(What to work on): Reproduce, exactly and in full, the lines from the one with "Convert this chart" through the one with "Cell, Legend, Tooltip" in the data below; drop pictures.

(Supplied entries):
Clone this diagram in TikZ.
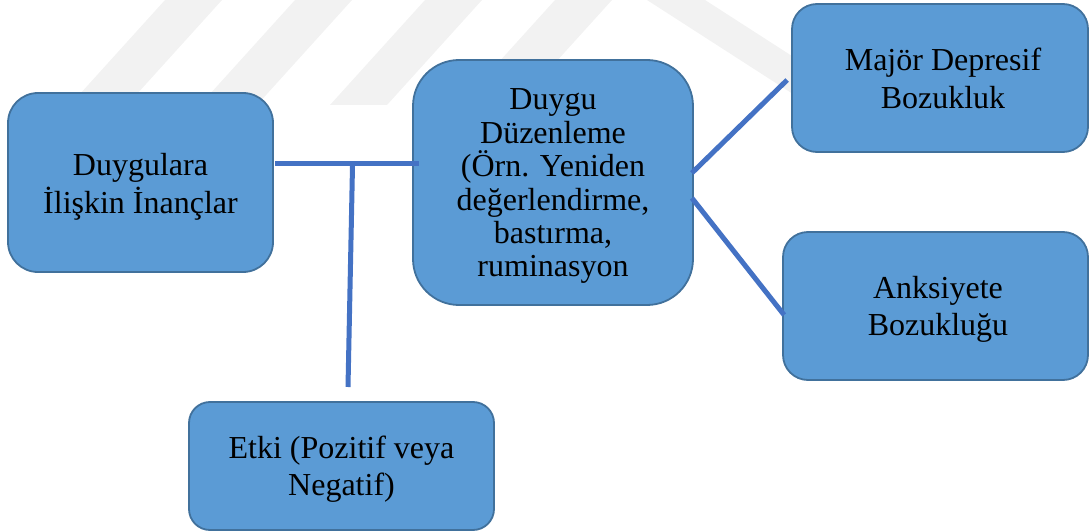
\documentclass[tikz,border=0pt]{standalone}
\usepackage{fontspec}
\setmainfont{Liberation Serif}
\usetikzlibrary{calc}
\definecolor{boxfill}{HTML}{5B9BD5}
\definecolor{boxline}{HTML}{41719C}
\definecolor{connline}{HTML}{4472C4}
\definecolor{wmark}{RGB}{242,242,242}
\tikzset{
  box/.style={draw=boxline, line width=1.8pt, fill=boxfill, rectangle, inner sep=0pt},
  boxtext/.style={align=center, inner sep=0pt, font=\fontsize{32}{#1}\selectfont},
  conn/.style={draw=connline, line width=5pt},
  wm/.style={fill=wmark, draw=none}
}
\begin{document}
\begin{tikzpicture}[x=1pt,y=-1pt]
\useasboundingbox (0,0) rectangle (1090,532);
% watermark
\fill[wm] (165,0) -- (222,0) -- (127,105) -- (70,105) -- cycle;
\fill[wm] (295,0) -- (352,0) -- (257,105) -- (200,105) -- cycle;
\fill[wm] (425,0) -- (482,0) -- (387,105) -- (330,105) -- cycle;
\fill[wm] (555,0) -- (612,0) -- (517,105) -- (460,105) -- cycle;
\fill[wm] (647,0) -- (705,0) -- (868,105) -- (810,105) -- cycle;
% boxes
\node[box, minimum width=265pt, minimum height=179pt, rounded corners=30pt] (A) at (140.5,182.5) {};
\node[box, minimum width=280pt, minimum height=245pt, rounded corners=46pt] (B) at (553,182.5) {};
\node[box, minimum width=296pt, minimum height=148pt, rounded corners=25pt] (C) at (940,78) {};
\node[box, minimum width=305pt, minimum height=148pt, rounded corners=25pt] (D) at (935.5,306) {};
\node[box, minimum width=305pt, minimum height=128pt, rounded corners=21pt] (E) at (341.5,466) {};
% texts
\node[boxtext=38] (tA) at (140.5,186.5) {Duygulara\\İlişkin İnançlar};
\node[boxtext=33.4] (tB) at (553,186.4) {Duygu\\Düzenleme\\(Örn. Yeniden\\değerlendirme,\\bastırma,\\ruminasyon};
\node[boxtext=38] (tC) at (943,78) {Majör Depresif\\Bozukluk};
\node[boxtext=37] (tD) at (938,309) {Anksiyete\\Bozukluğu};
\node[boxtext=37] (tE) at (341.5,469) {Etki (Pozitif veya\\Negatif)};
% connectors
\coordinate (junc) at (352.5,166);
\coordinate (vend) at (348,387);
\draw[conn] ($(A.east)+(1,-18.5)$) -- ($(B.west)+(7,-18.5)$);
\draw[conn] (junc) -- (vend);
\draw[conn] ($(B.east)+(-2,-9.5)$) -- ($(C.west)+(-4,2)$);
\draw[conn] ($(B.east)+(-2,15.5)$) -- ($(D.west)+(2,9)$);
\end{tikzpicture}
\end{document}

* * *

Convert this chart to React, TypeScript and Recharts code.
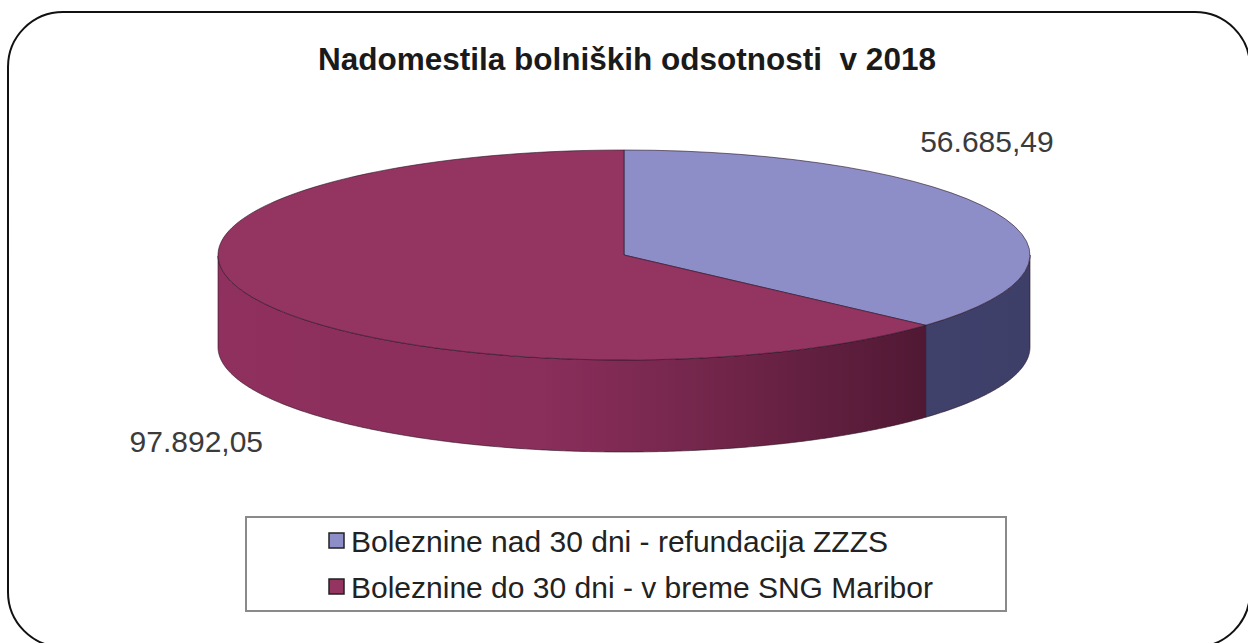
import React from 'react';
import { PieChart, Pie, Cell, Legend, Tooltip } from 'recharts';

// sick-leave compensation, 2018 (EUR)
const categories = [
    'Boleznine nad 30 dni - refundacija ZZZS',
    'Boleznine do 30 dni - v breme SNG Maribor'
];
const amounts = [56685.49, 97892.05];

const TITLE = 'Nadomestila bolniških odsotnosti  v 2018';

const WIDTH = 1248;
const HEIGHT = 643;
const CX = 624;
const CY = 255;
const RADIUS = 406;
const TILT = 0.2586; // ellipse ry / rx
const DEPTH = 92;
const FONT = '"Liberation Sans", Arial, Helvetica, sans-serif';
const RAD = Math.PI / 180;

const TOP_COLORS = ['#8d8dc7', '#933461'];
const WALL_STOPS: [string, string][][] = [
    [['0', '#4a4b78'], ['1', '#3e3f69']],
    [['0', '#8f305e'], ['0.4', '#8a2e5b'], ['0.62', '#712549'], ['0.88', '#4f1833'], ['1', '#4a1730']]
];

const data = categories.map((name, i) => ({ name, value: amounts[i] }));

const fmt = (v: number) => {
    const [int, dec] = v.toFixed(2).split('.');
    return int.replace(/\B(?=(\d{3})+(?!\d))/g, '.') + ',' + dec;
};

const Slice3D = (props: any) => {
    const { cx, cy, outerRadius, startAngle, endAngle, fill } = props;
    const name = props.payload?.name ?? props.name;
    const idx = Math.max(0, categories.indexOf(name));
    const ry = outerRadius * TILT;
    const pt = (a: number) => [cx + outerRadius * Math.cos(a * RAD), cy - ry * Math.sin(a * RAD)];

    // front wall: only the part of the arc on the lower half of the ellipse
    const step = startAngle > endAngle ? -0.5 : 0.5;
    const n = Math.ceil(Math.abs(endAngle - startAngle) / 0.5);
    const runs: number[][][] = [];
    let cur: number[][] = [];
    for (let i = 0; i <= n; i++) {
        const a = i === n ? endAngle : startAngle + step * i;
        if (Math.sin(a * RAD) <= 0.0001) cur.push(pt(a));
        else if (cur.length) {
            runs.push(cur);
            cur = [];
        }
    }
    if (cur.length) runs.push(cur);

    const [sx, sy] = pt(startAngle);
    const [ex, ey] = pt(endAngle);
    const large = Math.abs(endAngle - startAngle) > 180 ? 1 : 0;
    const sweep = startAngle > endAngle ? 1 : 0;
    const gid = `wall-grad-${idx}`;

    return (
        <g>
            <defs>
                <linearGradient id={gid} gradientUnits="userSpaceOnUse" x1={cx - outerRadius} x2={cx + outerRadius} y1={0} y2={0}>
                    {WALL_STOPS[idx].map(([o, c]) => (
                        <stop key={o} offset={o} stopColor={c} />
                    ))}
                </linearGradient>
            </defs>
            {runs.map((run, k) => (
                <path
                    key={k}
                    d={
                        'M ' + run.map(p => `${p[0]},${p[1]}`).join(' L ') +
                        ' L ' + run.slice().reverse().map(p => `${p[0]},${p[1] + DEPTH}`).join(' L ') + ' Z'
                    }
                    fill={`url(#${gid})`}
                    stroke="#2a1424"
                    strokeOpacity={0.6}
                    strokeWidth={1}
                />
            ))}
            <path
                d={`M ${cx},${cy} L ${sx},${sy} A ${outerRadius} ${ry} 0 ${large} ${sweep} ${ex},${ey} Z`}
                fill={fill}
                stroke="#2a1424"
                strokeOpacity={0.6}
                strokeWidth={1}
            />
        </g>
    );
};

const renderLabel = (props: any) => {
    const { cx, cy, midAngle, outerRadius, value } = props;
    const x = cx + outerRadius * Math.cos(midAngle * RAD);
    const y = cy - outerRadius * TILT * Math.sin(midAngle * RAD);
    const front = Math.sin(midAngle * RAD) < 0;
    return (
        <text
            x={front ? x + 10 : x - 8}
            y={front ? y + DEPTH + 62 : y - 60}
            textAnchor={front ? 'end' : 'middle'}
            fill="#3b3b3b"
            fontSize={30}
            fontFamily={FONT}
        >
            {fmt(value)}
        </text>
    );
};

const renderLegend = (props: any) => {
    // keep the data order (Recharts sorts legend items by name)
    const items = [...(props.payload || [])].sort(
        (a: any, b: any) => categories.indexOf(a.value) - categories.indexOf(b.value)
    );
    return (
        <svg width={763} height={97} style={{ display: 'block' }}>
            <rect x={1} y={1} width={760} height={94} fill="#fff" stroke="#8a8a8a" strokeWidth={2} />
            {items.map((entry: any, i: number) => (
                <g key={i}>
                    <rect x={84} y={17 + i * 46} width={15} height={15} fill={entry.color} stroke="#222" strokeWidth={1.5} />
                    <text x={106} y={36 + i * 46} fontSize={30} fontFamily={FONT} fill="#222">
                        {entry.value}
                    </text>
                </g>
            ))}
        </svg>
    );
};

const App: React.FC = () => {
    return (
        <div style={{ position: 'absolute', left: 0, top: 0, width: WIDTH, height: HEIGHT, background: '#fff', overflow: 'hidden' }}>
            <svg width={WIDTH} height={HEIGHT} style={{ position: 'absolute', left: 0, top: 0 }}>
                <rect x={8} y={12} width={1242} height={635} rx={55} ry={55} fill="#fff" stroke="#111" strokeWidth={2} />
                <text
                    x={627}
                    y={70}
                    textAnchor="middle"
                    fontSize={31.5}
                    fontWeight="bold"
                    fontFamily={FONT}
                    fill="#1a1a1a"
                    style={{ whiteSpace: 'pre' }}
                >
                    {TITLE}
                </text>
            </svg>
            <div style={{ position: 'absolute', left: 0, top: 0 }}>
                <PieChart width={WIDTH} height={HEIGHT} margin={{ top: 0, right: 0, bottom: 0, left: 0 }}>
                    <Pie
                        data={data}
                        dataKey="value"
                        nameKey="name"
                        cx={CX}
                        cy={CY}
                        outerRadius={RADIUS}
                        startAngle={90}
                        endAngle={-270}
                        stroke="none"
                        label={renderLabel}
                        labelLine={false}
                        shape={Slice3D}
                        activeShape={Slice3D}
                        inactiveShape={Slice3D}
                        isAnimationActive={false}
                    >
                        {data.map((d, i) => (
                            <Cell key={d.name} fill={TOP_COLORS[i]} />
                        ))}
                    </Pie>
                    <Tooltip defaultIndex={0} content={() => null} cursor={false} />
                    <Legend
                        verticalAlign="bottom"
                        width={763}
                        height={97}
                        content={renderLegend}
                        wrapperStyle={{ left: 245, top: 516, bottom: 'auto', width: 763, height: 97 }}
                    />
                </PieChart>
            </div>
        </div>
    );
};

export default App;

--

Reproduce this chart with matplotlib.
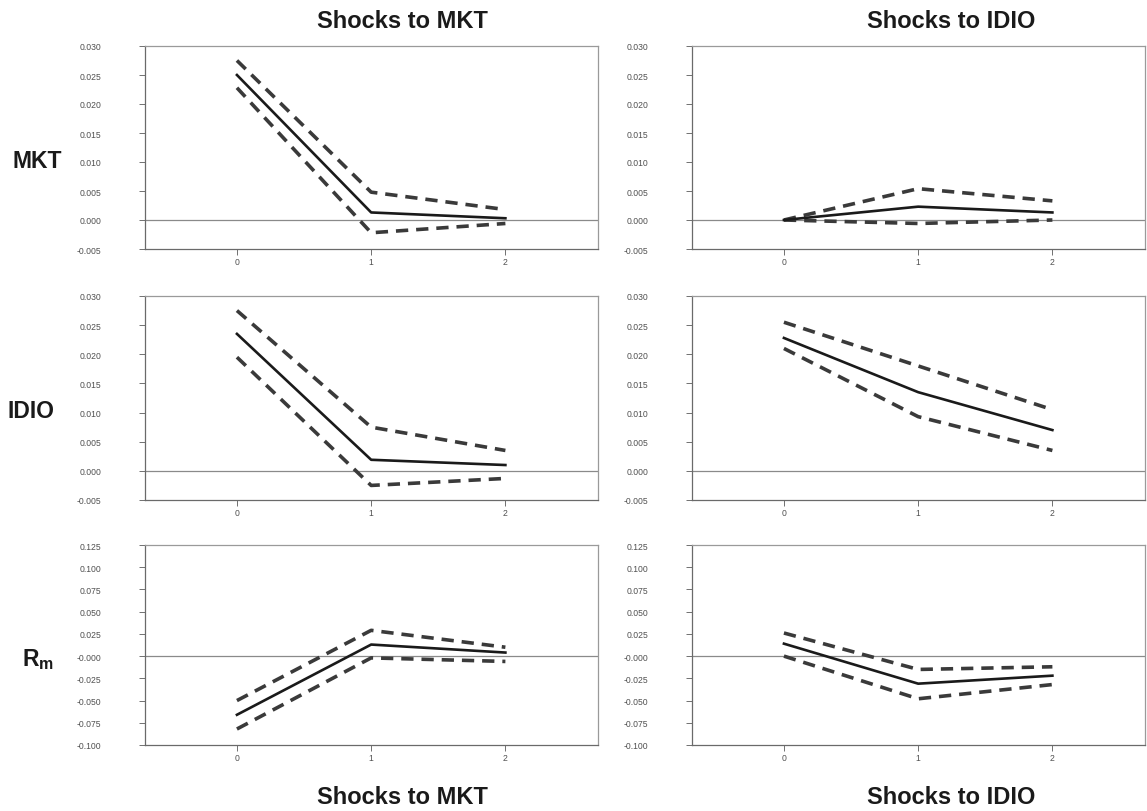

(Response for this exercise):
Convert this chart to React, TypeScript and Recharts code.
import React from 'react';
import { PieChart, Pie, Cell, Legend, Tooltip } from 'recharts';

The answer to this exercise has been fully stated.